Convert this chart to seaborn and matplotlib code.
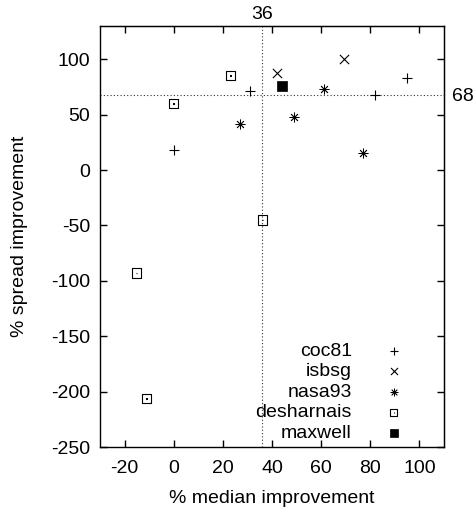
import numpy as np
import pandas as pd
import matplotlib
matplotlib.use("Agg")
import matplotlib.pyplot as plt
from matplotlib.path import Path
import seaborn as sns

# median / spread improvement per dataset
coc81_x = [0, 31, 82, 95]
coc81_y = [18, 71, 68, 83]
isbsg_x = [42, 69.5]
isbsg_y = [88, 100]
nasa93_x = [27, 49, 61, 77]
nasa93_y = [42, 48, 73, 15]
desharnais_x = [23, 0, 36, -15, -11]
desharnais_y = [85, 60, -45, -93, -206]
maxwell_x = [44]
maxwell_y = [76]

med_ref = 36
spread_ref = 68

datasets = ["coc81", "isbsg", "nasa93", "desharnais", "maxwell"]
xs = [coc81_x, isbsg_x, nasa93_x, desharnais_x, maxwell_x]
ys = [coc81_y, isbsg_y, nasa93_y, desharnais_y, maxwell_y]

df = pd.DataFrame({
    "median": np.concatenate(xs),
    "spread": np.concatenate(ys),
    "data": np.repeat(datasets, [len(v) for v in xs]),
})

sns.set_style("ticks")
plt.rcParams["font.family"] = ["Liberation Sans", "DejaVu Sans"]
plt.rcParams["font.size"] = 14
plt.rcParams["axes.unicode_minus"] = False
for k in ["text.color", "axes.labelcolor", "xtick.color", "ytick.color", "axes.edgecolor"]:
    plt.rcParams[k] = "black"

# open square with a dot in the middle (gnuplot style)
a, b = 1.0, 0.08
dot_square = Path(
    [(-a, -a), (a, -a), (a, a), (-a, a), (-a, -a),
     (-b, -b), (b, -b), (b, b), (-b, b), (-b, -b)],
    [Path.MOVETO, Path.LINETO, Path.LINETO, Path.LINETO, Path.CLOSEPOLY] * 2,
)

markers = {
    "coc81": "+",
    "isbsg": "x",
    "nasa93": (8, 2, 0),
    "desharnais": dot_square,
    "maxwell": "s",
}
widths = {"coc81": 0.8, "isbsg": 0.8, "nasa93": 0.6, "desharnais": 0.8, "maxwell": 0.5}

fig = plt.figure(figsize=(4.75, 5.08), dpi=100)
ax = fig.add_axes([0.2105, 0.12, 0.7242, 0.8288])

for name in datasets:
    sub = df[df["data"] == name]
    sns.scatterplot(data=sub, x="median", y="spread", marker=markers[name],
                    s=44, color="black", linewidth=widths[name], label=name, ax=ax)
    if name == "desharnais":
        ax.collections[-1].set_facecolor("none")
        ax.collections[-1].set_edgecolor("black")
    if name == "maxwell":
        ax.collections[-1].set_edgecolor("black")

ax.axvline(med_ref, color="#333333", ls=(0, (1, 2)), lw=0.8, zorder=0)
ax.axhline(spread_ref, color="#333333", ls=(0, (1, 2)), lw=0.8, zorder=0)

ax.set_xlim(-30, 110)
ax.set_ylim(-250, 130)
ax.set_xticks(np.arange(-20, 101, 20))
ax.set_yticks(np.arange(-250, 101, 50))
ax.tick_params(direction="in", top=True, right=True, length=5, width=1)
ax.tick_params(axis="x", pad=9)
ax.tick_params(axis="y", pad=7)
for sp in ax.spines.values():
    sp.set_linewidth(1)

ax.set_xlabel("% median improvement", labelpad=10)
ax.set_ylabel("% spread improvement", labelpad=17)

top = ax.secondary_xaxis("top")
top.set_xticks([med_ref])
top.tick_params(length=0, pad=2)
right = ax.secondary_yaxis("right")
right.set_yticks([spread_ref])
right.tick_params(length=0, pad=6)

leg = ax.legend(loc="lower right", frameon=False, markerfirst=False,
                handletextpad=1.16, handlelength=2.0, labelspacing=0.15,
                borderaxespad=0, borderpad=0,
                bbox_to_anchor=(0.911, 0.012), fontsize=14)
for h in leg.legend_handles:
    h.set_sizes([26])

fig.savefig("out.png", dpi=100)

▬▬▬▬▬▬▬▬▬▬

Each line of the data is to be duplicated exactly; pictures stay out of the copy.

Convert this chart to seaborn and matplotlib code.
import numpy as np
import pandas as pd
import matplotlib
matplotlib.use("Agg")
import matplotlib.pyplot as plt
from matplotlib.path import Path
import seaborn as sns

# median / spread improvement per dataset
coc81_x = [0, 31, 82, 95]
coc81_y = [18, 71, 68, 83]
isbsg_x = [42, 69.5]
isbsg_y = [88, 100]
nasa93_x = [27, 49, 61, 77]
nasa93_y = [42, 48, 73, 15]
desharnais_x = [23, 0, 36, -15, -11]
desharnais_y = [85, 60, -45, -93, -206]
maxwell_x = [44]
maxwell_y = [76]

med_ref = 36
spread_ref = 68

datasets = ["coc81", "isbsg", "nasa93", "desharnais", "maxwell"]
xs = [coc81_x, isbsg_x, nasa93_x, desharnais_x, maxwell_x]
ys = [coc81_y, isbsg_y, nasa93_y, desharnais_y, maxwell_y]

df = pd.DataFrame({
    "median": np.concatenate(xs),
    "spread": np.concatenate(ys),
    "data": np.repeat(datasets, [len(v) for v in xs]),
})

sns.set_style("ticks")
plt.rcParams["font.family"] = ["Liberation Sans", "DejaVu Sans"]
plt.rcParams["font.size"] = 14
plt.rcParams["axes.unicode_minus"] = False
for k in ["text.color", "axes.labelcolor", "xtick.color", "ytick.color", "axes.edgecolor"]:
    plt.rcParams[k] = "black"

# open square with a dot in the middle (gnuplot style)
a, b = 1.0, 0.08
dot_square = Path(
    [(-a, -a), (a, -a), (a, a), (-a, a), (-a, -a),
     (-b, -b), (b, -b), (b, b), (-b, b), (-b, -b)],
    [Path.MOVETO, Path.LINETO, Path.LINETO, Path.LINETO, Path.CLOSEPOLY] * 2,
)

markers = {
    "coc81": "+",
    "isbsg": "x",
    "nasa93": (8, 2, 0),
    "desharnais": dot_square,
    "maxwell": "s",
}
widths = {"coc81": 0.8, "isbsg": 0.8, "nasa93": 0.6, "desharnais": 0.8, "maxwell": 0.5}

fig = plt.figure(figsize=(4.75, 5.08), dpi=100)
ax = fig.add_axes([0.2105, 0.12, 0.7242, 0.8288])

for name in datasets:
    sub = df[df["data"] == name]
    sns.scatterplot(data=sub, x="median", y="spread", marker=markers[name],
                    s=44, color="black", linewidth=widths[name], label=name, ax=ax)
    if name == "desharnais":
        ax.collections[-1].set_facecolor("none")
        ax.collections[-1].set_edgecolor("black")
    if name == "maxwell":
        ax.collections[-1].set_edgecolor("black")

ax.axvline(med_ref, color="#333333", ls=(0, (1, 2)), lw=0.8, zorder=0)
ax.axhline(spread_ref, color="#333333", ls=(0, (1, 2)), lw=0.8, zorder=0)

ax.set_xlim(-30, 110)
ax.set_ylim(-250, 130)
ax.set_xticks(np.arange(-20, 101, 20))
ax.set_yticks(np.arange(-250, 101, 50))
ax.tick_params(direction="in", top=True, right=True, length=5, width=1)
ax.tick_params(axis="x", pad=9)
ax.tick_params(axis="y", pad=7)
for sp in ax.spines.values():
    sp.set_linewidth(1)

ax.set_xlabel("% median improvement", labelpad=10)
ax.set_ylabel("% spread improvement", labelpad=17)

top = ax.secondary_xaxis("top")
top.set_xticks([med_ref])
top.tick_params(length=0, pad=2)
right = ax.secondary_yaxis("right")
right.set_yticks([spread_ref])
right.tick_params(length=0, pad=6)

leg = ax.legend(loc="lower right", frameon=False, markerfirst=False,
                handletextpad=1.16, handlelength=2.0, labelspacing=0.15,
                borderaxespad=0, borderpad=0,
                bbox_to_anchor=(0.911, 0.012), fontsize=14)
for h in leg.legend_handles:
    h.set_sizes([26])

fig.savefig("out.png", dpi=100)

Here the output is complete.